On Mon, Apr 22, 2013 at 4:26 PM, Dennis Handly <[email protected]> wrote:

> >From: Richard Smith <[email protected]>
> >N3639, which was voted into the C++14 committee draft today, adds a
> >std::bad_array_length exception which an implementation is required to
> >throw if the computed bound for a VLA ("array of runtime bound") is
> >"erroneous".
> > - bound <= 0
> > - bound > some implementation-defined limit
> > - bound < number of initializers provided
>
> >I propose we don't try to encode what went wrong and just use
> >  extern "C" void __cxa_throw_bad_array_length();
>
> Any reason we don't try to pass in one of the above three?
> Do we want to enable a useful what() string?
>

Consistency with __cxa_throw_bad_array_new_length, simplicity of
implementation, slightly reduced code size.
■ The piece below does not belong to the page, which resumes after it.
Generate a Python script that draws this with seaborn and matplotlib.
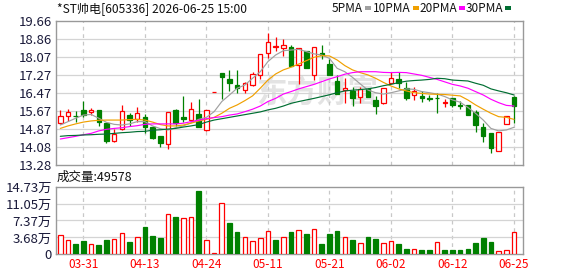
import numpy as np
import pandas as pd
import matplotlib
matplotlib.use("Agg")
import matplotlib.pyplot as plt
from matplotlib.patches import Rectangle
import seaborn as sns

sns.set_theme(style="white")
plt.rcParams["font.family"] = ["Noto Sans CJK SC", "DejaVu Sans"]

# ---------------- data ----------------
opens = [15.12, 15.44, 15.47, 15.72, 15.61, 15.72, 15.12, 14.36, 14.86, 15.49,
         15.30, 15.39, 14.98, 14.56, 14.21, 15.72, 15.42, 15.27, 15.52, 14.83,
         16.51, 17.34, 17.07, 16.82, 16.60, 16.82, 17.27, 18.23, 18.51, 18.45,
         18.49, 17.71, 18.33, 17.27, 18.23, 17.75, 17.00, 16.60, 16.56, 16.31,
         16.63, 16.16, 16.01, 16.90, 17.07, 16.67, 16.38, 16.34, 16.25, 16.25,
         16.03, 16.23, 15.95, 15.94, 15.64, 14.98, 14.68, 13.91, 15.08, 16.28]
highs = [15.72, 15.76, 15.66, 16.13, 15.80, 15.72, 15.17, 14.87, 15.94, 15.57,
         15.83, 15.54, 15.01, 14.56, 15.61, 15.74, 16.34, 16.08, 16.20, 15.72,
         16.51, 17.34, 17.49, 17.49, 16.97, 17.41, 18.18, 19.11, 18.96, 18.85,
         18.59, 18.45, 18.33, 18.49, 18.59, 17.96, 17.27, 17.12, 16.75, 16.75,
         16.67, 16.34, 16.67, 17.41, 17.41, 16.97, 16.75, 16.56, 16.38, 16.45,
         16.19, 16.23, 16.13, 15.94, 15.72, 15.15, 14.68, 14.73, 15.46, 16.34]
lows = [15.10, 15.24, 15.20, 15.39, 15.49, 15.01, 14.27, 14.31, 14.83, 15.01,
        15.20, 14.68, 14.42, 14.06, 13.97, 15.01, 15.20, 15.23, 14.98, 14.80,
        16.51, 16.19, 16.56, 16.48, 16.45, 16.79, 17.07, 18.00, 18.34, 18.12,
        17.68, 16.87, 17.56, 17.04, 17.96, 17.27, 16.42, 16.01, 15.89, 16.04,
        16.28, 15.52, 15.97, 16.90, 16.67, 16.16, 16.16, 16.08, 16.13, 15.60,
        15.86, 15.83, 15.75, 15.49, 14.76, 14.31, 13.83, 13.91, 15.08, 15.15]
closes = [15.43, 15.61, 15.45, 15.49, 15.72, 15.17, 14.36, 14.67, 15.66, 15.27,
          15.58, 14.98, 14.49, 14.24, 15.61, 15.15, 15.33, 15.75, 14.98, 15.72,
          16.51, 17.19, 16.90, 16.70, 16.90, 17.30, 18.18, 18.71, 18.54, 18.59,
          17.68, 18.45, 17.56, 18.49, 18.14, 17.27, 16.42, 16.70, 16.26, 16.63,
          16.28, 15.89, 16.67, 17.12, 16.90, 16.26, 16.56, 16.26, 16.22, 16.23,
          16.07, 15.94, 15.91, 15.49, 15.05, 14.56, 14.05, 14.73, 15.46, 15.89]
# volume in 万 (10k) shares
volumes = [4.21, 3.05, 2.25, 2.90, 2.25, 2.03, 3.12, 3.34, 4.57, 2.68,
           3.77, 5.95, 3.99, 3.63, 8.71, 8.13, 7.91, 8.10, 13.86, 3.12,
           0.29, 11.10, 6.82, 4.86, 3.77, 2.83, 3.56, 5.01, 3.12, 3.77,
           4.86, 5.22, 4.43, 5.51, 2.25, 4.43, 5.08, 3.77, 3.12, 2.47,
           3.77, 3.34, 2.47, 2.90, 2.25, 1.16, 1.16, 0.94, 0.94, 2.68,
           0.94, 0.94, 0.94, 1.16, 2.47, 3.63, 2.68, 0.73, 0.94, 4.96]
vol_up = [1, 1, 0, 0, 1, 0, 0, 1, 1, 0, 1, 0, 0, 0, 1, 0, 1, 1, 0, 1,
          1, 1, 0, 0, 1, 1, 1, 1, 0, 1, 0, 1, 0, 1, 0, 0, 0, 1, 0, 1,
          0, 0, 1, 1, 0, 0, 1, 0, 0, 1, 0, 0, 0, 0, 0, 0, 0, 1, 1, 1]
ma5 = [15.05, 15.20, 15.35, 15.49, 15.52, 15.35, 15.17, 15.08, 15.05, 15.10,
       15.20, 15.20, 15.01, 14.89, 14.83, 14.93, 15.01, 15.15, 15.30, 15.39,
       15.64, 16.09, 16.38, 16.68, 16.82, 17.12, 17.41, 17.86, 18.15, 18.34,
       18.37, 18.40, 18.30, 18.20, 18.15, 18.00, 17.56, 17.41, 17.16, 16.87,
       16.60, 16.48, 16.42, 16.48, 16.56, 16.65, 16.63, 16.53, 16.48, 16.42,
       16.31, 16.16, 16.06, 15.83, 15.57, 15.27, 14.90, 14.79, 14.83, 14.95]
ma10 = [14.90, 15.01, 15.10, 15.18, 15.23, 15.26, 15.27, 15.27, 15.27, 15.29,
        15.30, 15.27, 15.18, 15.07, 15.01, 15.01, 15.05, 15.13, 15.23, 15.30,
        15.39, 15.57, 15.79, 15.94, 16.13, 16.34, 16.68, 17.04, 17.31, 17.49,
        17.61, 17.75, 17.90, 18.05, 18.12, 18.11, 17.93, 17.68, 17.49, 17.37,
        17.27, 17.12, 16.94, 16.78, 16.65, 16.56, 16.48, 16.45, 16.42, 16.41,
        16.40, 16.37, 16.34, 16.16, 15.94, 15.75, 15.57, 15.42, 15.39, 15.30]
ma20 = [14.43, 14.49, 14.55, 14.62, 14.68, 14.79, 14.86, 14.90, 14.93, 14.98,
        15.02, 15.08, 15.10, 15.10, 15.10, 15.10, 15.13, 15.20, 15.26, 15.33,
        15.38, 15.42, 15.49, 15.54, 15.64, 15.75, 15.89, 16.09, 16.23, 16.42,
        16.53, 16.65, 16.75, 16.85, 16.97, 17.09, 17.19, 17.30, 17.37, 17.41,
        17.41, 17.41, 17.38, 17.37, 17.38, 17.37, 17.31, 17.25, 17.16, 17.07,
        16.96, 16.85, 16.78, 16.68, 16.53, 16.38, 16.19, 16.04, 15.92, 15.89]
ma30 = [14.55, 14.58, 14.59, 14.61, 14.62, 14.64, 14.65, 14.68, 14.71, 14.73,
        14.76, 14.77, 14.82, 14.84, 14.87, 14.90, 14.96, 15.01, 15.07, 15.18,
        15.27, 15.33, 15.39, 15.45, 15.51, 15.57, 15.63, 15.72, 15.79, 15.89,
        16.01, 16.09, 16.16, 16.23, 16.31, 16.39, 16.48, 16.56, 16.59, 16.62,
        16.65, 16.71, 16.79, 16.85, 16.93, 16.99, 17.02, 17.04, 17.07, 17.12,
        17.10, 17.04, 17.02, 17.00, 16.90, 16.81, 16.65, 16.56, 16.48, 16.38]
date_idx = [3, 11, 19, 27, 35, 43, 51, 59]
date_labels = ["03-31", "04-13", "04-24", "05-11", "05-21", "06-02", "06-12", "06-25"]
price_ticks = [13.28, 14.08, 14.87, 15.67, 16.47, 17.27, 18.07, 18.86, 19.66]
vol_ticks = [0, 3.68, 7.37, 11.05, 14.73]
vol_tick_labels = ["0", "3.68万", "7.37万", "11.05万", "14.73万"]
title = "*ST帅电[605336] 2026-06-25 15:00"
vol_label = "成交量:49578"
ma_names = ["5PMA", "10PMA", "20PMA", "30PMA"]

# ---------------- styling ----------------
RED = "#FF0000"
GREEN = "#008000"
MA_COLORS = ["#A0A0A0", "#F0A000", "#FF00FF", "#006E32"]
FRAME = "#999999"
GRID = "#D4D4D4"
VGRID = "#C8C8C8"
LABEL = "#1A1A3A"

W, H = 578, 276
fig = plt.figure(figsize=(W / 100, H / 100), dpi=100)
fig.patch.set_facecolor("white")


def fx(px):
    return px / W


def fy(py):
    return 1 - py / H


ax = fig.add_axes([fx(56), fy(165), fx(522.7) - fx(56), fy(20.9) - fy(165)])
axv = fig.add_axes([fx(56), fy(254.3), fx(522.7) - fx(56), fy(186.7) - fy(254.3)])

df = pd.DataFrame({"open": opens, "high": highs, "low": lows, "close": closes,
                   "vol": volumes, "vol_up": vol_up})
df["x"] = np.arange(len(df))
up = (df["close"] >= df["open"]).to_numpy()
cols = np.where(up, RED, GREEN)

for a in (ax, axv):
    a.set_facecolor("white")
    a.set_xlim(-0.56, 60.13)
    for s in a.spines.values():
        s.set_color(FRAME)
        s.set_linewidth(1.0)
    for xi in date_idx:
        a.axvline(xi, color=VGRID, lw=0.9, ls=(0, (3, 3)), zorder=1)

# watermark
ax.text(0.56, 0.505, "东方财富", transform=ax.transAxes, fontsize=22,
        fontweight="bold", color="#E3E3E3", ha="center", va="center", zorder=0.5)

# price grid
ax.set_ylim(price_ticks[0], price_ticks[-1])
for t in price_ticks[1:-1]:
    ax.axhline(t, color=GRID, lw=0.9, zorder=1)

# candles
ax.vlines(df["x"], df["low"], df["high"], colors=cols, lw=0.9, zorder=3)
body_bottom = np.minimum(df["open"], df["close"])
body_h = (df["close"] - df["open"]).abs()
ax.bar(df["x"], body_h, bottom=body_bottom, width=0.58,
       facecolor=np.where(up, "white", GREEN), edgecolor=cols, lw=0.9, zorder=4)

# moving averages
for vals, c in zip([ma5, ma10, ma20, ma30], MA_COLORS):
    sns.lineplot(x=df["x"], y=vals, ax=ax, color=c, lw=0.85, zorder=5)

ax.set_xlabel("")
ax.set_ylabel("")
ax.set_xticks([])
ax.set_yticks(price_ticks)
ax.set_yticklabels([f"{t:.2f}" for t in price_ticks], fontsize=9.5, color=LABEL)
ax.tick_params(axis="y", length=0, pad=3)

# volume
vup = df["vol_up"].to_numpy() == 1
axv.set_ylim(0, vol_ticks[-1])
for t in vol_ticks[1:-1]:
    axv.axhline(t, color=GRID, lw=0.9, zorder=1)
axv.bar(df["x"], df["vol"], width=0.6, facecolor=np.where(vup, "white", GREEN),
        edgecolor=np.where(vup, RED, GREEN), lw=0.9, zorder=3)
axv.set_yticks(vol_ticks)
axv.set_yticklabels(vol_tick_labels, fontsize=9.5, color=LABEL)
axv.set_xticks(date_idx)
axv.set_xticklabels(date_labels, fontsize=8.5, color=RED)
axv.tick_params(axis="y", length=0, pad=3)
axv.tick_params(axis="x", length=0, pad=3)
axv.set_xlabel("")
axv.set_ylabel("")

# texts
fig.text(fx(57), fy(9), title, fontsize=8.7, color="#111111", ha="left", va="center")
fig.text(fx(57), fy(177.5), vol_label, fontsize=9, color="#111111", ha="left", va="center")

# legend
sq_left = [365, 413, 459, 505]
for name, c, sl in zip(ma_names, MA_COLORS, sq_left):
    fig.text(fx(sl - 2), fy(8.5), name, fontsize=8.5, color="#111111",
             ha="right", va="center")
    fig.add_artist(Rectangle((fx(sl), fy(10)), fx(6), fy(6.5) - fy(10),
                             transform=fig.transFigure, facecolor=c,
                             edgecolor="none"))

fig.savefig("out.png", dpi=100, facecolor="white")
> >From: Florian Weimer <[email protected]>
> >Do we want to throw an exception if the stack hasn't got sufficient
> >space for the array?
>
> Or is this just some "small" implementation-defined limit that is mentioned
> in N3639?
>
> I assume this limit is really based on total size and not on a bound?
>

The limit is implementation-defined, which I interpret to mean that we can
do whatever we like, so long as we document what we do.